-------- DATA LINES
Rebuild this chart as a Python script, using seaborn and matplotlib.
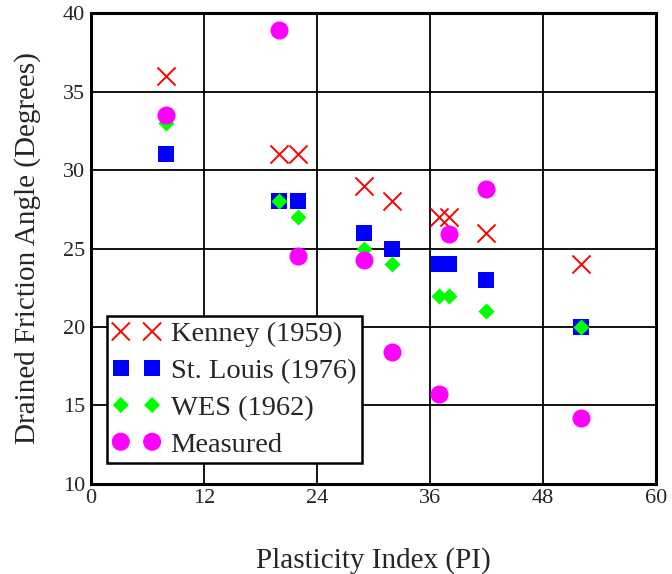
import matplotlib
matplotlib.use("Agg")
import matplotlib.pyplot as plt
import seaborn as sns

# Plasticity index of each sample and the friction angle from each method
pi = [8, 20, 22, 29, 32, 37, 38, 42, 52]
kenney = [36, 31, 31, 29, 28, 27, 27, 26, 24]
st_louis = [31, 28, 28, 26, 25, 24, 24, 23, 20]
wes = [33, 28, 27, 25, 24, 22, 22, 21, 20]
measured = [33.5, 38.9, 24.5, 24.3, 18.4, 15.7, 25.9, 28.8, 14.2]

x_ticks = [0, 12, 24, 36, 48, 60]
y_ticks = [10, 15, 20, 25, 30, 35, 40]

sns.set_style("white")
plt.rcParams['font.family'] = ['Liberation Serif', 'DejaVu Serif']

fig = plt.figure(figsize=(6.72, 5.74), dpi=100)
ax = fig.add_axes([0.135, 0.157, 0.841, 0.820])

sns.scatterplot(x=pi, y=kenney, marker='x', color='#ff0000', s=13 ** 2,
                linewidth=1.4, label='Kenney (1959)', ax=ax, zorder=3)
sns.scatterplot(x=pi, y=st_louis, marker='s', color='#0000ff', s=11.5 ** 2,
                linewidth=0, label='St. Louis (1976)', ax=ax, zorder=3)
sns.scatterplot(x=pi, y=wes, marker='D', color='#00ff00', s=8.2 ** 2,
                linewidth=0, label='WES (1962)', ax=ax, zorder=3)
sns.scatterplot(x=pi, y=measured, marker='o', color='#ff00ff', s=13 ** 2,
                linewidth=0, label='Measured', ax=ax, zorder=3)

ax.set_xlim(0, 60)
ax.set_ylim(10, 40)
ax.set_xticks(x_ticks)
ax.set_yticks(y_ticks)
ax.grid(True, color='black', linewidth=1.3)
ax.set_axisbelow(True)
ax.tick_params(length=0, labelsize=16, pad=4)
for sp in ax.spines.values():
    sp.set_color('black')
    sp.set_linewidth(2.2)

ax.set_xlabel('Plasticity Index (PI)', fontsize=21, labelpad=28)
ax.set_ylabel('Drained Friction Angle (Degrees)', fontsize=21, labelpad=16)

leg = ax.legend(loc='upper left', bbox_to_anchor=(0.028, 0.357), scatterpoints=2,
                scatteryoffsets=[0.5], fontsize=20.5, frameon=True, fancybox=False,
                edgecolor='black', framealpha=1, borderpad=0.2, labelspacing=0.38,
                handletextpad=0.35, borderaxespad=0, handlelength=1.7)
leg.get_frame().set_linewidth(1.8)

fig.savefig('out.png', dpi=100)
----------------
[GIVEN PROBLEM]:
Return to the listing above and set it down exactly, leaving out its pictures.

[ANSWER]:
Rebuild this chart as a Python script, using seaborn and matplotlib.
import matplotlib
matplotlib.use("Agg")
import matplotlib.pyplot as plt
import seaborn as sns

# Plasticity index of each sample and the friction angle from each method
pi = [8, 20, 22, 29, 32, 37, 38, 42, 52]
kenney = [36, 31, 31, 29, 28, 27, 27, 26, 24]
st_louis = [31, 28, 28, 26, 25, 24, 24, 23, 20]
wes = [33, 28, 27, 25, 24, 22, 22, 21, 20]
measured = [33.5, 38.9, 24.5, 24.3, 18.4, 15.7, 25.9, 28.8, 14.2]

x_ticks = [0, 12, 24, 36, 48, 60]
y_ticks = [10, 15, 20, 25, 30, 35, 40]

sns.set_style("white")
plt.rcParams['font.family'] = ['Liberation Serif', 'DejaVu Serif']

fig = plt.figure(figsize=(6.72, 5.74), dpi=100)
ax = fig.add_axes([0.135, 0.157, 0.841, 0.820])

sns.scatterplot(x=pi, y=kenney, marker='x', color='#ff0000', s=13 ** 2,
                linewidth=1.4, label='Kenney (1959)', ax=ax, zorder=3)
sns.scatterplot(x=pi, y=st_louis, marker='s', color='#0000ff', s=11.5 ** 2,
                linewidth=0, label='St. Louis (1976)', ax=ax, zorder=3)
sns.scatterplot(x=pi, y=wes, marker='D', color='#00ff00', s=8.2 ** 2,
                linewidth=0, label='WES (1962)', ax=ax, zorder=3)
sns.scatterplot(x=pi, y=measured, marker='o', color='#ff00ff', s=13 ** 2,
                linewidth=0, label='Measured', ax=ax, zorder=3)

ax.set_xlim(0, 60)
ax.set_ylim(10, 40)
ax.set_xticks(x_ticks)
ax.set_yticks(y_ticks)
ax.grid(True, color='black', linewidth=1.3)
ax.set_axisbelow(True)
ax.tick_params(length=0, labelsize=16, pad=4)
for sp in ax.spines.values():
    sp.set_color('black')
    sp.set_linewidth(2.2)

ax.set_xlabel('Plasticity Index (PI)', fontsize=21, labelpad=28)
ax.set_ylabel('Drained Friction Angle (Degrees)', fontsize=21, labelpad=16)

leg = ax.legend(loc='upper left', bbox_to_anchor=(0.028, 0.357), scatterpoints=2,
                scatteryoffsets=[0.5], fontsize=20.5, frameon=True, fancybox=False,
                edgecolor='black', framealpha=1, borderpad=0.2, labelspacing=0.38,
                handletextpad=0.35, borderaxespad=0, handlelength=1.7)
leg.get_frame().set_linewidth(1.8)

fig.savefig('out.png', dpi=100)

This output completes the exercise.